The loss — three times wider than in the same period a year earlier — reflected weak underwriting results, net realized losses on investments, as well as a non-cash charge for future tax allowances.
For the year, Kingsway said problems at its largest unit, Lincoln General Insurance Co., was a major source of its “disappointing results.”
Kingsway, which specializes in insurance for high-risk drivers, reported fourth-quarter net loss of $360.4 million, or $6.53 a share, compared with a loss of $103.5 million, or $1.84, a year ago.
The company issued a profit warning earlier this month, saying it expected to report a fourth-quarter loss of up to $344 million, or $6.24 a share.

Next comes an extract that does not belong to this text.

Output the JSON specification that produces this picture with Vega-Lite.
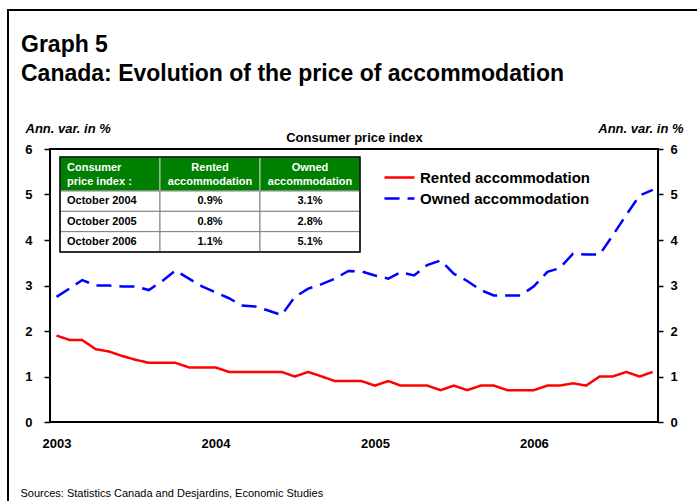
{
  "$schema": "https://vega.github.io/schema/vega-lite/v6.json",
  "width": 608,
  "height": 273,
  "autosize": {"type": "none"},
  "padding": {"left": 50, "top": 149, "right": 39, "bottom": 79},
  "background": "white",
  "config": {
    "font": "Liberation Sans",
    "view": {"stroke": "#000", "strokeWidth": 2},
    "axis": {"domain": false, "grid": false, "labelFont": "Liberation Sans", "titleFont": "Liberation Sans", "labelColor": "#000", "titleColor": "#000", "tickColor": "#000", "tickWidth": 1.5}
  },
  "title": {
    "text": ["Graph 5", "Canada: Evolution of the price of accommodation"],
    "anchor": "start",
    "frame": "group",
    "fontSize": 23,
    "fontWeight": "bold",
    "lineHeight": 29,
    "dx": -29,
    "offset": -77,
    "color": "#000",
    "font": "Liberation Sans"
  },
  "datasets": {
    "cpi": [
      {"date": "2003-01-01", "Rented accommodation": 1.9, "Owned accommodation": 2.75},
      {"date": "2003-02-01", "Rented accommodation": 1.8, "Owned accommodation": 2.94},
      {"date": "2003-03-01", "Rented accommodation": 1.8, "Owned accommodation": 3.12},
      {"date": "2003-04-01", "Rented accommodation": 1.6, "Owned accommodation": 3.0},
      {"date": "2003-05-01", "Rented accommodation": 1.55, "Owned accommodation": 3.0},
      {"date": "2003-06-01", "Rented accommodation": 1.45, "Owned accommodation": 2.98},
      {"date": "2003-07-01", "Rented accommodation": 1.37, "Owned accommodation": 2.98},
      {"date": "2003-08-01", "Rented accommodation": 1.3, "Owned accommodation": 2.9},
      {"date": "2003-09-01", "Rented accommodation": 1.3, "Owned accommodation": 3.1},
      {"date": "2003-10-01", "Rented accommodation": 1.3, "Owned accommodation": 3.33},
      {"date": "2003-11-01", "Rented accommodation": 1.2, "Owned accommodation": 3.15},
      {"date": "2003-12-01", "Rented accommodation": 1.2, "Owned accommodation": 2.98},
      {"date": "2004-01-01", "Rented accommodation": 1.2, "Owned accommodation": 2.85},
      {"date": "2004-02-01", "Rented accommodation": 1.1, "Owned accommodation": 2.72},
      {"date": "2004-03-01", "Rented accommodation": 1.1, "Owned accommodation": 2.56},
      {"date": "2004-04-01", "Rented accommodation": 1.1, "Owned accommodation": 2.54},
      {"date": "2004-05-01", "Rented accommodation": 1.1, "Owned accommodation": 2.45},
      {"date": "2004-06-01", "Rented accommodation": 1.1, "Owned accommodation": 2.35},
      {"date": "2004-07-01", "Rented accommodation": 1.0, "Owned accommodation": 2.75},
      {"date": "2004-08-01", "Rented accommodation": 1.1, "Owned accommodation": 2.93},
      {"date": "2004-09-01", "Rented accommodation": 1.0, "Owned accommodation": 3.03},
      {"date": "2004-10-01", "Rented accommodation": 0.9, "Owned accommodation": 3.15},
      {"date": "2004-11-01", "Rented accommodation": 0.9, "Owned accommodation": 3.32},
      {"date": "2004-12-01", "Rented accommodation": 0.9, "Owned accommodation": 3.31},
      {"date": "2005-01-01", "Rented accommodation": 0.8, "Owned accommodation": 3.22},
      {"date": "2005-02-01", "Rented accommodation": 0.9, "Owned accommodation": 3.15},
      {"date": "2005-03-01", "Rented accommodation": 0.8, "Owned accommodation": 3.29},
      {"date": "2005-04-01", "Rented accommodation": 0.8, "Owned accommodation": 3.22},
      {"date": "2005-05-01", "Rented accommodation": 0.8, "Owned accommodation": 3.45},
      {"date": "2005-06-01", "Rented accommodation": 0.7, "Owned accommodation": 3.55},
      {"date": "2005-07-01", "Rented accommodation": 0.8, "Owned accommodation": 3.26},
      {"date": "2005-08-01", "Rented accommodation": 0.7, "Owned accommodation": 3.1},
      {"date": "2005-09-01", "Rented accommodation": 0.8, "Owned accommodation": 2.9},
      {"date": "2005-10-01", "Rented accommodation": 0.8, "Owned accommodation": 2.78},
      {"date": "2005-11-01", "Rented accommodation": 0.7, "Owned accommodation": 2.78},
      {"date": "2005-12-01", "Rented accommodation": 0.7, "Owned accommodation": 2.78},
      {"date": "2006-01-01", "Rented accommodation": 0.7, "Owned accommodation": 2.98},
      {"date": "2006-02-01", "Rented accommodation": 0.8, "Owned accommodation": 3.3},
      {"date": "2006-03-01", "Rented accommodation": 0.8, "Owned accommodation": 3.38},
      {"date": "2006-04-01", "Rented accommodation": 0.85, "Owned accommodation": 3.7},
      {"date": "2006-05-01", "Rented accommodation": 0.8, "Owned accommodation": 3.68},
      {"date": "2006-06-01", "Rented accommodation": 1.0, "Owned accommodation": 3.68},
      {"date": "2006-07-01", "Rented accommodation": 1.0, "Owned accommodation": 4.1},
      {"date": "2006-08-01", "Rented accommodation": 1.1, "Owned accommodation": 4.55},
      {"date": "2006-09-01", "Rented accommodation": 1.0, "Owned accommodation": 4.98},
      {"date": "2006-10-01", "Rented accommodation": 1.1, "Owned accommodation": 5.1}
    ],
    "tableHeader": [
      {"col": "c1", "row": "h", "text": "Consumer\nprice index :"},
      {"col": "c2", "row": "h", "text": "Rented\naccommodation"},
      {"col": "c3", "row": "h", "text": "Owned\naccommodation"}
    ],
    "tableBody": [
      {"col": "c1", "row": "r1", "text": "October 2004"},
      {"col": "c2", "row": "r1", "text": "0.9%"},
      {"col": "c3", "row": "r1", "text": "3.1%"},
      {"col": "c1", "row": "r2", "text": "October 2005"},
      {"col": "c2", "row": "r2", "text": "0.8%"},
      {"col": "c3", "row": "r2", "text": "2.8%"},
      {"col": "c1", "row": "r3", "text": "October 2006"},
      {"col": "c2", "row": "r3", "text": "1.1%"},
      {"col": "c3", "row": "r3", "text": "5.1%"}
    ]
  },
  "resolve": {"scale": {"x": "independent", "y": "independent"}},
  "layer": [
    {
      "data": {"values": [{"k": "page"}]},
      "mark": {"type": "rect", "filled": false, "stroke": "#000", "strokeWidth": 2},
      "encoding": {
        "x": {"field": "k", "type": "nominal", "axis": null, "scale": {"range": [-42, 720], "paddingInner": 0, "paddingOuter": 0}},
        "y": {"field": "k", "type": "nominal", "axis": null, "scale": {"range": [-139, 400], "paddingInner": 0, "paddingOuter": 0}}
      }
    },
    {
      "data": {"name": "cpi"},
      "transform": [{"fold": ["Rented accommodation", "Owned accommodation"], "as": ["series", "value"]}],
      "mark": {"type": "line", "strokeWidth": 2.5},
      "encoding": {
        "x": {
          "field": "date", "type": "temporal",
          "scale": {"type": "utc", "domain": [{"year": 2002, "month": 12, "date": 17, "utc": true}, {"year": 2006, "month": 10, "date": 13, "utc": true}]},
          "axis": {
            "orient": "bottom",
            "values": [{"year": 2003, "month": 1, "date": 1, "utc": true}, {"year": 2004, "month": 1, "date": 1, "utc": true}, {"year": 2005, "month": 1, "date": 1, "utc": true}, {"year": 2006, "month": 1, "date": 1, "utc": true}],
            "format": "%Y",
            "labelFontSize": 13, "labelFontWeight": "bold",
            "ticks": false, "tickSize": 0, "labelPadding": 15,
            "labelFlush": false, "labelOverlap": false,
            "title": "Sources: Statistics Canada and Desjardins, Economic Studies",
            "titleFontSize": 11, "titleFontWeight": "normal",
            "titleX": -30, "titleY": 74, "titleAlign": "left", "titleBaseline": "alphabetic"
          }
        },
        "y": {
          "field": "value", "type": "quantitative",
          "scale": {"domain": [0, 6]},
          "axis": {
            "orient": "left", "values": [0, 1, 2, 3, 4, 5, 6],
            "tickSize": 6, "labelPadding": 12,
            "labelFontSize": 13, "labelFontWeight": "bold",
            "title": "Ann. var. in %", "titleAngle": 0, "titleX": -25, "titleY": -17,
            "titleAlign": "left", "titleBaseline": "alphabetic",
            "titleFontSize": 13, "titleFontStyle": "italic", "titleFontWeight": "bold"
          }
        },
        "color": {
          "field": "series", "type": "nominal",
          "scale": {"domain": ["Rented accommodation", "Owned accommodation"], "range": ["#ff0000", "#0000ff"]},
          "legend": {"orient": "none", "legendX": 338, "legendY": 17, "title": null, "symbolType": "M-1.5,0L1.5,0", "symbolSize": 400, "symbolStrokeWidth": 2.5, "labelFontSize": 15, "labelFontWeight": "bold", "labelColor": "#000", "labelOffset": 9, "labelLimit": 400, "rowPadding": 1, "labelFont": "Liberation Sans"}
        },
        "strokeDash": {
          "field": "series", "type": "nominal",
          "scale": {"domain": ["Rented accommodation", "Owned accommodation"], "range": [[1, 0], [15, 8]]},
          "legend": {"orient": "none", "legendX": 338, "legendY": 17, "title": null, "symbolType": "M-1.5,0L1.5,0", "symbolSize": 400, "symbolStrokeWidth": 2.5, "labelFontSize": 15, "labelFontWeight": "bold", "labelColor": "#000", "labelOffset": 9, "labelLimit": 400, "rowPadding": 1, "labelFont": "Liberation Sans"}
        }
      }
    },
    {
      "data": {"name": "cpi"},
      "mark": {"type": "line", "opacity": 0},
      "encoding": {
        "x": {
          "field": "date", "type": "temporal",
          "scale": {"type": "utc", "domain": [{"year": 2002, "month": 12, "date": 17, "utc": true}, {"year": 2006, "month": 10, "date": 13, "utc": true}]},
          "axis": {"orient": "top", "labels": false, "ticks": false, "title": "Consumer price index", "titleFontSize": 13, "titleFontWeight": "bold", "titleY": -8, "titleBaseline": "alphabetic"}
        },
        "y": {
          "field": "Rented accommodation", "type": "quantitative",
          "scale": {"domain": [0, 6]},
          "axis": {
            "orient": "right", "values": [0, 1, 2, 3, 4, 5, 6],
            "tickSize": 5, "labelPadding": 7,
            "labelFontSize": 13, "labelFontWeight": "bold",
            "title": "Ann. var. in %", "titleAngle": 0, "titleX": 25, "titleY": -17,
            "titleAlign": "right", "titleBaseline": "alphabetic",
            "titleFontSize": 13, "titleFontStyle": "italic", "titleFontWeight": "bold"
          }
        }
      }
    },
    {
      "data": {"name": "tableHeader"},
      "encoding": {
        "x": {"field": "col", "type": "nominal", "axis": null, "scale": {"range": [10, 310], "paddingInner": 0, "paddingOuter": 0}},
        "y": {"field": "row", "type": "nominal", "axis": null, "scale": {"range": [8, 42], "paddingInner": 0, "paddingOuter": 0}}
      },
      "layer": [
        {"mark": {"type": "rect", "fill": "#008000", "stroke": "#c8c8c8", "strokeWidth": 1}},
        {
          "transform": [{"filter": "datum.col == 'c1'"}],
          "mark": {"type": "text", "align": "left", "baseline": "middle", "dx": 7, "dy": -6, "color": "#fff", "fontSize": 11, "fontWeight": "bold", "lineBreak": "\n", "lineHeight": 14},
          "encoding": {"x": {"field": "col", "type": "nominal", "bandPosition": 0}, "y": {"field": "row", "type": "nominal", "bandPosition": 0.5}, "text": {"field": "text"}}
        },
        {
          "transform": [{"filter": "datum.col != 'c1'"}],
          "mark": {"type": "text", "align": "center", "baseline": "middle", "dy": -6, "color": "#fff", "fontSize": 11, "fontWeight": "bold", "lineBreak": "\n", "lineHeight": 14},
          "encoding": {"x": {"field": "col", "type": "nominal", "bandPosition": 0.5}, "y": {"field": "row", "type": "nominal", "bandPosition": 0.5}, "text": {"field": "text"}}
        }
      ]
    },
    {
      "data": {"name": "tableBody"},
      "encoding": {
        "x": {"field": "col", "type": "nominal", "axis": null, "scale": {"range": [10, 310], "paddingInner": 0, "paddingOuter": 0}},
        "y": {"field": "row", "type": "nominal", "axis": null, "scale": {"range": [42, 103], "paddingInner": 0, "paddingOuter": 0}}
      },
      "layer": [
        {"mark": {"type": "rect", "fill": "#fff", "stroke": "#808080", "strokeWidth": 1}},
        {
          "transform": [{"filter": "datum.col == 'c1'"}],
          "mark": {"type": "text", "align": "left", "baseline": "middle", "dx": 7, "color": "#000", "fontSize": 11, "fontWeight": "bold"},
          "encoding": {"x": {"field": "col", "type": "nominal", "bandPosition": 0}, "y": {"field": "row", "type": "nominal", "bandPosition": 0.5}, "text": {"field": "text"}}
        },
        {
          "transform": [{"filter": "datum.col != 'c1'"}],
          "mark": {"type": "text", "align": "center", "baseline": "middle", "color": "#000", "fontSize": 11, "fontWeight": "bold"},
          "encoding": {"x": {"field": "col", "type": "nominal", "bandPosition": 0.5}, "y": {"field": "row", "type": "nominal", "bandPosition": 0.5}, "text": {"field": "text"}}
        }
      ]
    },
    {
      "data": {"values": [{"k": "table"}]},
      "mark": {"type": "rect", "filled": false, "stroke": "#000", "strokeWidth": 1.5},
      "encoding": {
        "x": {"field": "k", "type": "nominal", "axis": null, "scale": {"range": [10, 310], "paddingInner": 0, "paddingOuter": 0}},
        "y": {"field": "k", "type": "nominal", "axis": null, "scale": {"range": [8, 103], "paddingInner": 0, "paddingOuter": 0}}
      }
    }
  ]
}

The reported loss is steeper than originally forecast largely due to a “higher-than-expected valuation allowance against the future tax asset,” the company said.
When it issued the profit warning, Kingsway also said it would seek to sell non-core assets and reaffirmed its restructuring plan, estimating it would cut about 750 more jobs over the next 18 to 24 months.
“Results underline that we still have a lot of work to do to restore the company to an acceptable level of profitability,” Chief Executive Shaun Jackson said during a conference call Friday.
“Our goal for 2009 and 2010 is to reduce volatility of our results by focusing on our core lines of business and streamlining our operations to aggressively reduce costs.”
Kingsway said it was cutting income from non-core and unprofitable lines of business, and lowering volatility of the balance sheet by divesting its common share equity portfolio.
It is also looking at strategic alternatives in conjunction with the Pennsylvania Insurance Department regarding the future of Lincoln, and the outcome of these discussions may have a bearing on the company’s capital position, Jackson added.
The company lowered its dividend to 2 Canadian cents from 75 Canadian cents in the previous quarter.
Kingsway shares dropped 19 Canadian cents, or 6.03 percent, to C$2.96 midmorning Friday on the Toronto Stock Exchange. At one point, the stock was down 15 percent to C$2.68.
Kingsway, which operates in Canada and the United States, said its underwriting loss for the quarter was $99.7 million, versus a loss of $141.3 million in the year-earlier period.
The combined ratio, a measure of profitability, was 132.6 percent in the quarter, compared with 132.7 percent in the comparable period a year earlier.
Gross premiums written dropped to $295.6 million from $420.6 million in part because of soft insurance markets, while investment income fell to $28.3 million from $37.3 million.